Compute the period of a decimal number a priori
Solution 1:
The period is always a factor of the totient of the denominator. In your example, 6173 is prime, so its totient is 6172 and half of that is 3086. I suspect Alpha is just doing the long division. When the remainder at any step matches the remainder at a previous step you have found the repeat. You can also find the repeat by finding the $k$ such that $10^k \equiv 1 \pmod {denominator}$
Solution 2:
Suppose that the fraction $\rm\,r\in (0,1)$ has a decimal expansion purely periodic of length $\rm\,k.\,$ Then $\rm\,10^k r - r\,\! =\,\! (10^k-1)\,\! r = n\,$ is an integer, since $\rm\,10^k r\,$ is simply $\rm\,r\,$ left-shifted by $\rm\,k\,$ places, so its digits after the decimal point are the same as those of $\rm\,r,\,$ so they cancel out in the subtraction, leaving an integer.

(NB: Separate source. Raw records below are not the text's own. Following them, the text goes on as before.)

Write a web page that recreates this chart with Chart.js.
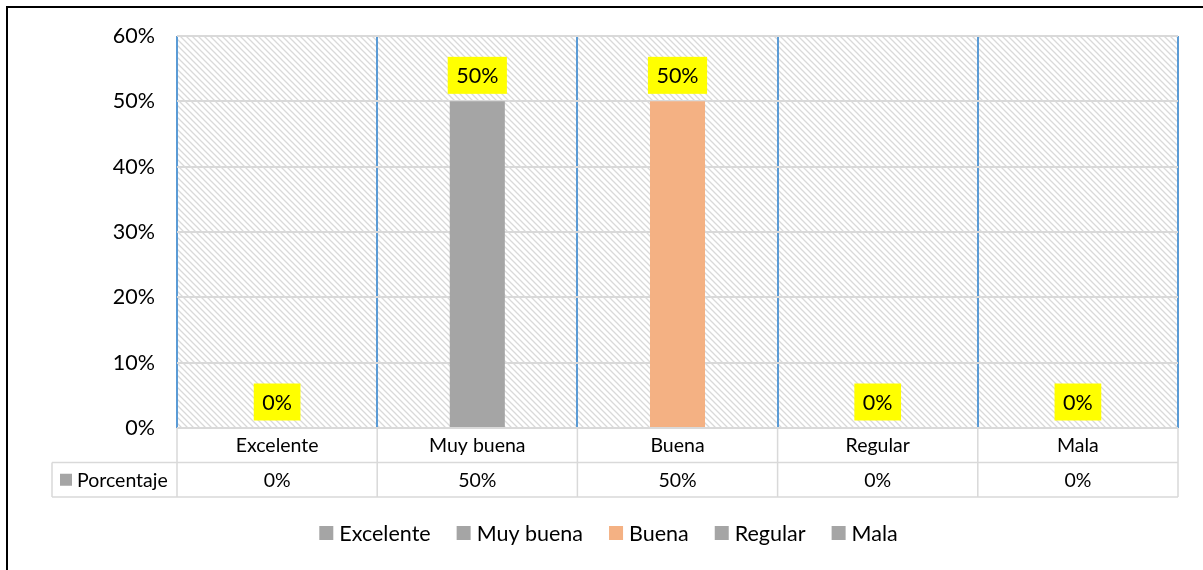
<!DOCTYPE html>
<html>
<head>
<meta charset="utf-8">
<script src="https://cdn.jsdelivr.net/npm/chart.js@4.4.1/dist/chart.umd.min.js"></script>
<style>
  html, body { margin: 0; padding: 0; background: #fff; overflow: hidden; width: 1203px; height: 570px; }
  #frame { position: absolute; left: 6px; top: 6px; width: 1300px; height: 700px; border-top: 2px solid #000; border-left: 2px solid #000; }
  #wrap { position: absolute; left: 0; top: 0; width: 1203px; height: 570px; }
</style>
</head>
<body>
<div id="frame"></div>
<div id="wrap"><canvas id="c" width="1203" height="570"></canvas></div>
<script>
const categories = ['Excelente', 'Muy buena', 'Buena', 'Regular', 'Mala'];
const values = [0, 50, 50, 0, 0];
const seriesName = 'Porcentaje';
const barColors = ['#a5a5a5', '#a5a5a5', '#f4b183', '#a5a5a5', '#a5a5a5'];
const yTickValues = [0, 10, 20, 30, 40, 50, 60];

const FONT = "Lato, 'Open Sans', sans-serif";
const TABLE_LINE = '#d9d9d9';
const CAT_SIZE = 19.5, TICK_SIZE = 21.5, LEGEND_SIZE = 21.5;

// hatch pattern
const pc = document.createElement('canvas');
pc.width = 6; pc.height = 6;
const pctx = pc.getContext('2d');
pctx.fillStyle = '#ffffff'; pctx.fillRect(0, 0, 6, 6);
pctx.strokeStyle = '#d9d9d9'; pctx.lineWidth = 1.3;
pctx.beginPath();
pctx.moveTo(-1, -1); pctx.lineTo(7, 7);
pctx.moveTo(-1, 5); pctx.lineTo(1, 7);
pctx.moveTo(5, -1); pctx.lineTo(7, 1);
pctx.stroke();

const hatchPlugin = {
  id: 'hatch',
  beforeDraw(chart) {
    const { ctx, chartArea: a } = chart;
    ctx.save();
    ctx.fillStyle = ctx.createPattern(pc, 'repeat');
    ctx.fillRect(a.left, a.top, a.right - a.left, a.bottom - a.top);
    ctx.restore();
  }
};

const labelPlugin = {
  id: 'dataLabels',
  afterDatasetsDraw(chart) {
    const { ctx } = chart;
    const meta = chart.getDatasetMeta(0);
    ctx.save();
    ctx.font = TICK_SIZE + 'px ' + FONT;
    ctx.textAlign = 'center';
    ctx.textBaseline = 'middle';
    meta.data.forEach((bar, i) => {
      const txt = values[i] + '%';
      const w = ctx.measureText(txt).width + 17;
      const h = 37;
      const bottom = bar.y - 7.5;
      ctx.fillStyle = '#ffff00';
      ctx.fillRect(bar.x - w / 2, bottom - h, w, h);
      ctx.fillStyle = '#000';
      ctx.fillText(txt, bar.x, bottom - h / 2 + 1);
    });
    ctx.restore();
  }
};

const tablePlugin = {
  id: 'dataTable',
  afterDraw(chart) {
    const { ctx, chartArea: a } = chart;
    const xs = chart.scales.x;
    const row1Top = a.bottom, row2Top = a.bottom + 34.5, row2Bot = a.bottom + 69;
    const tableLeft = 52;
    ctx.save();
    ctx.strokeStyle = TABLE_LINE;
    ctx.lineWidth = 1.5;
    ctx.beginPath();
    ctx.moveTo(a.left, row1Top); ctx.lineTo(a.right, row1Top);
    ctx.moveTo(tableLeft, row2Top); ctx.lineTo(a.right, row2Top);
    ctx.moveTo(tableLeft, row2Bot); ctx.lineTo(a.right, row2Bot);
    ctx.moveTo(tableLeft, row2Top); ctx.lineTo(tableLeft, row2Bot);
    const n = categories.length;
    const step = (a.right - a.left) / n;
    for (let i = 0; i <= n; i++) {
      const x = a.left + i * step;
      ctx.moveTo(x, row1Top); ctx.lineTo(x, row2Bot);
    }
    ctx.stroke();
    // series row
    const rowMid = (row2Top + row2Bot) / 2;
    ctx.fillStyle = barColors[0];
    ctx.fillRect(60, rowMid - 6, 12, 12);
    ctx.fillStyle = '#000';
    ctx.font = CAT_SIZE + 'px ' + FONT;
    ctx.textBaseline = 'middle';
    ctx.textAlign = 'left';
    ctx.fillText(seriesName, 77, rowMid + 1);
    ctx.textAlign = 'center';
    values.forEach((v, i) => {
      ctx.fillText(v + '%', xs.getPixelForValue(i), rowMid + 1);
    });
    ctx.restore();
  }
};

const legendPlugin = {
  id: 'customLegend',
  afterDraw(chart) {
    const { ctx } = chart;
    ctx.save();
    ctx.font = LEGEND_SIZE + 'px ' + FONT;
    const box = 14, gapText = 6, gapItem = 26;
    const widths = categories.map(c => ctx.measureText(c).width);
    const total = widths.reduce((s, w) => s + box + gapText + w, 0) + gapItem * (categories.length - 1);
    let x = 608.5 - total / 2;
    const y = 533;
    ctx.textBaseline = 'middle';
    ctx.textAlign = 'left';
    categories.forEach((c, i) => {
      ctx.fillStyle = barColors[i];
      ctx.fillRect(x, y - box / 2, box, box);
      ctx.fillStyle = '#000';
      ctx.fillText(c, x + box + gapText, y + 1);
      x += box + gapText + widths[i] + gapItem;
    });
    ctx.restore();
  }
};

new Chart(document.getElementById('c'), {
  type: 'bar',
  data: {
    labels: categories,
    datasets: [{
      label: seriesName,
      data: values,
      backgroundColor: barColors,
      borderWidth: 0,
      categoryPercentage: 1,
      barPercentage: 0.275
    }]
  },
  options: {
    responsive: false,
    animation: false,
    devicePixelRatio: 1,
    layout: { padding: { left: 0, top: 36, right: 25, bottom: 0 } },
    plugins: {
      legend: { display: false },
      tooltip: { enabled: false }
    },
    scales: {
      x: {
        offset: true,
        grid: { display: true, offset: true, color: '#5b9bd5', lineWidth: 2, drawTicks: false },
        border: { display: false },
        ticks: { font: { family: FONT, size: CAT_SIZE }, color: '#000', padding: 6 },
        afterFit(scale) { scale.height = 142; }
      },
      y: {
        min: 0, max: 60,
        afterBuildTicks(scale) { scale.ticks = yTickValues.map(v => ({ value: v })); },
        grid: { color: '#d9d9d9', lineWidth: 2, drawTicks: false },
        border: { display: false },
        ticks: { font: { family: FONT, size: TICK_SIZE }, color: '#000', padding: 22, callback: v => v + '%' },
        afterFit(scale) { scale.width = 177; }
      }
    }
  },
  plugins: [hatchPlugin, labelPlugin, tablePlugin, legendPlugin]
});
</script>
</body>
</html>
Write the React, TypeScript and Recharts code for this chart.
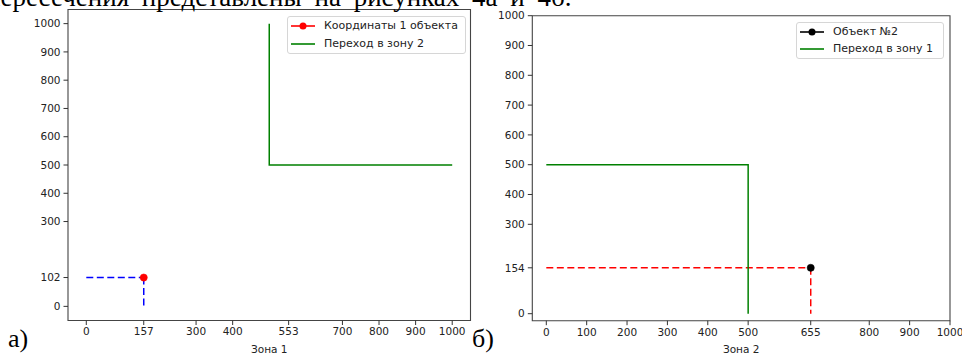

Conversely, if $\rm\, r = n/(10^k-1)$ then $\rm\,10^k\,\! r = n + r\,$ so $\rm\,r\,$ has period $\rm\,k\,$ (or a divisor of $\rm\,k\,$ if the cycle is not minimal).
Therefore, to find the minimal period of $\rm\,r = n/m\,$ we need to find the minimal $\rm\,k\,$ such that $\rm\,(10^k-1) n/m\,$ is an integer, i.e. such that $\rm\,m\,|\,n\,\!(10^k-1)\ \,$ (where $\rm\,a\,|\,b\,$ denotes $\rm\,a\,$ divides $\rm\,b).\,$ We may assume $\rm\,n/m\,$ is in lowest terms, i.e. $\rm\,gcd(m,n) = 1.\,$ Hence, by Euclid's lemma, from $\rm\,m\,|\,n\,\!(10^k-1)\,$ we deduce $\rm\,m\,|\,10^k-1.\,$ Thus to find the least period we need to find the least $\rm\,k\,$ such that $\rm\,10^k \equiv 1\pmod{m},\,$ i.e. the order of $10,\,$ modulo $\rm\,m.\,$
If we know an integer $\rm\,k\,$ with $\rm\,10^k\equiv 1\pmod{\!m},\,$ e.g. Euler $\,\phi(m)\,$ or Carmichael $\,\lambda(m)\,$ when $\,\rm m\,$ is coprime to $10,\,$ then the Order Theorem implies that the order is a divisor of $\rm\,k,\,$ so if we also know the prime factorization of $\rm\,k\,$ then we can quickly compute the order by successively testing factors of $\rm\,k\,$ obtained by deleting primes - see the Order Test. However, requiring prime factorization generally does not lead to efficient algorithms. For the state of the art on order algorithms see the literature cited in this post.